All we have in life is our time. People struggle after success. They hunger for fame, fortune, and power. But in all of these things, the same question exists — what will you do with your time? How do you want to spend your days? As Annie Dillard reminds us, “how we spend our days is, of course, how we spend our lives."
In life, you will become known for doing what you do. That sounds obvious, but it’s profound. If you want to be known as someone who does a particular thing, then you must start doing that thing immediately. Don’t wait. There is no other way. It probably won’t make you money at first, but do it anyway. Work nights. Work weekends. Sleep less. Whatever you have to do. If you’re lucky enough to know what brings you bliss, then do that thing at once. If you do it well, and for long enough, the world will find ways to repay you.
This fall, in a toilet stall in Burlington, Vermont, I saw this scrawled on the wall:
“Don’t ask yourself what the world needs. Ask yourself what makes you come alive. The world needs more people who have come alive.”
If you’re doing something you love, you won’t care what the world thinks, because you’ll love the process anyway. This is one of those truths that we know, but which we can’t seem to stop forgetting.
n America, success is a word we hear a lot. What does it mean? Is it money, power, fame, love? I like how Bob Dylan defines it: “A man is a success if he gets up in the morning and gets to bed at night, and in between he does what he wants to do.”
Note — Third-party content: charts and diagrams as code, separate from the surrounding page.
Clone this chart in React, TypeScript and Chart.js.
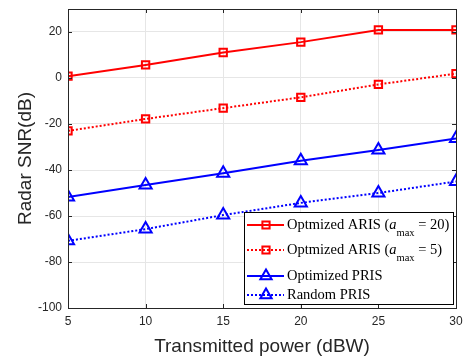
import React, { useEffect, useRef } from 'react';
import { Chart, registerables } from 'chart.js';
Chart.register(...registerables);

const powers = [5, 10, 15, 20, 25, 30];
const arisA20 = [0.8, 5.7, 11.1, 15.6, 20.9, 20.9];
const arisA5 = [-23.0, -17.8, -13.1, -8.4, -2.8, 1.9];
const optPris = [-51.7, -46.5, -41.4, -36.0, -31.3, -26.3];
const randPris = [-70.8, -65.7, -59.6, -54.3, -50.0, -45.0];
const yTickValues = [-100, -80, -60, -40, -20, 0, 20];
const xTickValues = [5, 10, 15, 20, 25, 30];

const legendItems = [
  { main: 'Optmized ARIS (', sub: 'max', tail: ' = 20)', color: '#ff0000', dash: [], marker: 'rect' },
  { main: 'Optmized ARIS (', sub: 'max', tail: ' = 5)', color: '#ff0000', dash: [2, 2], marker: 'rect' },
  { main: 'Optimized PRIS', sub: '', tail: '', color: '#0000ff', dash: [], marker: 'triangle' },
  { main: 'Random PRIS', sub: '', tail: '', color: '#0000ff', dash: [2, 2], marker: 'triangle' },
];

const AXIS = '#262626';
const SERIF = '"Liberation Serif", "Times New Roman", serif';
const SANS = '"Liberation Sans", Arial, sans-serif';

function drawMarker(ctx: CanvasRenderingContext2D, kind: string, x: number, y: number, color: string) {
  ctx.save();
  ctx.setLineDash([]);
  ctx.strokeStyle = color;
  ctx.lineWidth = 2;
  ctx.beginPath();
  if (kind === 'rect') {
    const s = 3.6;
    ctx.rect(x - s, y - s, 2 * s, 2 * s);
  } else {
    const r = 6.5;
    ctx.moveTo(x, y - r);
    ctx.lineTo(x + r * 0.866, y + r * 0.5);
    ctx.lineTo(x - r * 0.866, y + r * 0.5);
    ctx.closePath();
  }
  ctx.stroke();
  ctx.restore();
}

const boxPlugin = {
  id: 'matlabBox',
  afterDatasetsDraw(chart: any) {
    const { ctx, chartArea: a, scales } = chart;
    ctx.save();
    ctx.strokeStyle = AXIS;
    ctx.lineWidth = 1;
    ctx.setLineDash([]);
    ctx.strokeRect(Math.round(a.left) + 0.5, Math.round(a.top) + 0.5, Math.round(a.right - a.left), Math.round(a.bottom - a.top));
    ctx.beginPath();
    const tl = 4;
    for (const v of yTickValues) {
      const y = Math.round(scales.y.getPixelForValue(v)) + 0.5;
      ctx.moveTo(a.left, y); ctx.lineTo(a.left + tl, y);
      ctx.moveTo(a.right, y); ctx.lineTo(a.right - tl, y);
    }
    for (const v of xTickValues) {
      const x = Math.round(scales.x.getPixelForValue(v)) + 0.5;
      ctx.moveTo(x, a.bottom); ctx.lineTo(x, a.bottom - tl);
      ctx.moveTo(x, a.top); ctx.lineTo(x, a.top + tl);
    }
    ctx.stroke();

    const lx = 244, ly = 212, lw = 209, lh = 92;
    ctx.fillStyle = '#ffffff';
    ctx.fillRect(lx, ly, lw, lh);
    ctx.strokeStyle = '#000000';
    ctx.lineWidth = 1;
    ctx.strokeRect(lx + 0.5, ly + 0.5, lw, lh);
    const rowsY = [225, 250, 276, 295];
    legendItems.forEach((it, i) => {
      const y = rowsY[i];
      ctx.save();
      ctx.strokeStyle = it.color;
      ctx.lineWidth = 2;
      ctx.setLineDash(it.dash);
      ctx.beginPath();
      ctx.moveTo(247, y);
      ctx.lineTo(284, y);
      ctx.stroke();
      ctx.restore();
      drawMarker(ctx, it.marker, 266, y, it.color);
      ctx.fillStyle = '#000000';
      ctx.textBaseline = 'middle';
      ctx.textAlign = 'left';
      let x = 287;
      ctx.font = `14.5px ${SERIF}`;
      ctx.fillText(it.main, x, y);
      x += ctx.measureText(it.main).width;
      if (it.sub) {
        ctx.font = `italic 14.5px ${SERIF}`;
        ctx.fillText('a', x, y);
        x += ctx.measureText('a').width;
        ctx.font = `10.5px ${SERIF}`;
        ctx.fillText(it.sub, x, y + 8);
        x += ctx.measureText(it.sub).width;
        ctx.font = `14.5px ${SERIF}`;
        ctx.fillText(it.tail, x, y);
      }
    });
    ctx.restore();
  },
};

function mkSet(label: string, data: number[], color: string, dashed: boolean, style: string) {
  return {
    label,
    data: data.map((v, i) => ({ x: powers[i], y: v })),
    borderColor: color,
    backgroundColor: color,
    borderWidth: 2,
    borderDash: dashed ? [2, 2] : [],
    pointStyle: style,
    pointRadius: style === 'rect' ? 5.2 : 7,
    pointBorderWidth: 2,
    pointBorderColor: color,
    pointBackgroundColor: 'rgba(0,0,0,0)',
    tension: 0,
    fill: false,
  };
}

export default function App() {
  const ref = useRef<HTMLCanvasElement | null>(null);
  useEffect(() => {
    if (!ref.current) return;
    const chart = new Chart(ref.current, {
      type: 'line',
      data: {
        datasets: [
          mkSet('Optmized ARIS (a_max = 20)', arisA20, '#ff0000', false, 'rect'),
          mkSet('Optmized ARIS (a_max = 5)', arisA5, '#ff0000', true, 'rect'),
          mkSet('Optimized PRIS', optPris, '#0000ff', false, 'triangle'),
          mkSet('Random PRIS', randPris, '#0000ff', true, 'triangle'),
        ] as any,
      },
      options: {
        animation: false,
        responsive: false,
        maintainAspectRatio: false,
        layout: { padding: { left: 0, right: 10, top: 0, bottom: 0 } },
        plugins: { legend: { display: false }, tooltip: { enabled: false } },
        scales: {
          x: {
            type: 'linear',
            min: 5,
            max: 30,
            afterBuildTicks: (s: any) => { s.ticks = xTickValues.map((v) => ({ value: v })); },
            afterFit: (s: any) => { s.height = 50; s.paddingLeft = 0; s.paddingRight = 0; },
            ticks: { color: AXIS, font: { family: SANS, size: 12 }, padding: 6, maxRotation: 0 },
            grid: { color: '#e6e6e6', lineWidth: 1, drawTicks: false },
            border: { display: false },
            title: { display: true, text: 'Transmitted power (dBW)', color: AXIS, font: { family: SANS, size: 19 }, padding: { top: -4, bottom: 0 } },
          },
          y: {
            type: 'linear',
            min: -100,
            max: 30,
            afterBuildTicks: (s: any) => { s.ticks = yTickValues.map((v) => ({ value: v })); },
            afterFit: (s: any) => { s.width = 68; s.paddingTop = 0; s.paddingBottom = 0; },
            ticks: { color: AXIS, font: { family: SANS, size: 12 }, padding: 6 },
            grid: { color: '#e6e6e6', lineWidth: 1, drawTicks: false },
            border: { display: false },
            title: { display: true, text: 'Radar SNR(dB)', color: AXIS, font: { family: SANS, size: 19 }, padding: { top: 14, bottom: 0 } },
          },
        },
      },
      plugins: [boxPlugin],
    });
    return () => chart.destroy();
  }, []);
  return (
    <div style={{ position: 'fixed', left: 0, top: 0, width: 466, height: 358, background: '#fff' }}>
      <canvas ref={ref} width={466} height={358} />
    </div>
  );
}
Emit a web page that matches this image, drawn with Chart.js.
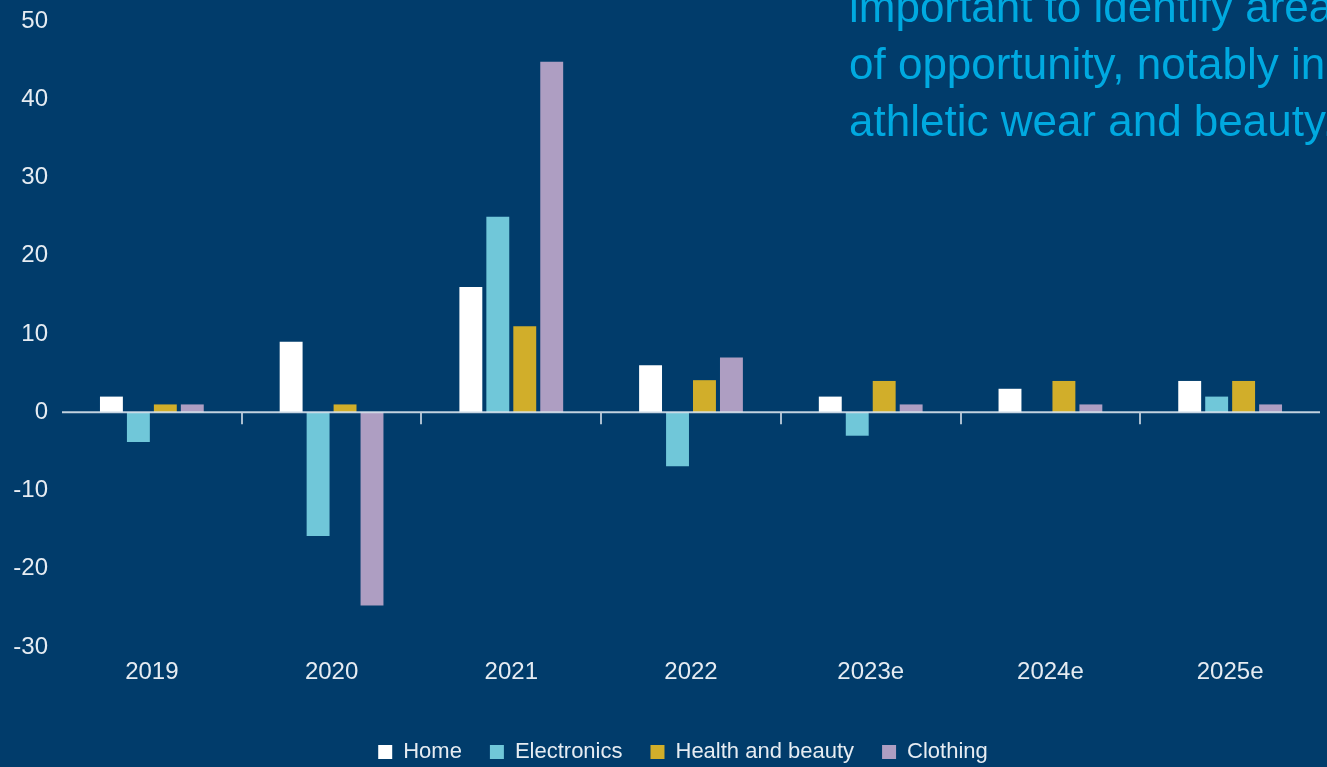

We have these brief lives, and our only real choice is how we will fill them. Your attention is precious. Don’t squander it. Don’t throw it away. Don’t let companies and products steal it from you. Don’t let advertisers trick you into lusting after things you don’t need. Don’t let the media convince you to covet the lives of celebrities. Own your attention — it’s all you really have.
In the tradeoff between timeliness and timelessness, choose the latter. The zeitgeist rewards timeliness, but your soul rewards timelessness. Work on things that will last.
Inside each of us is a little ten-year-old child, curious and pure, acting on impulse, not yet caring what other people think. Remember what you were doing at ten, and try to get back to doing that thing, incorporating everything you’ve learned along the way.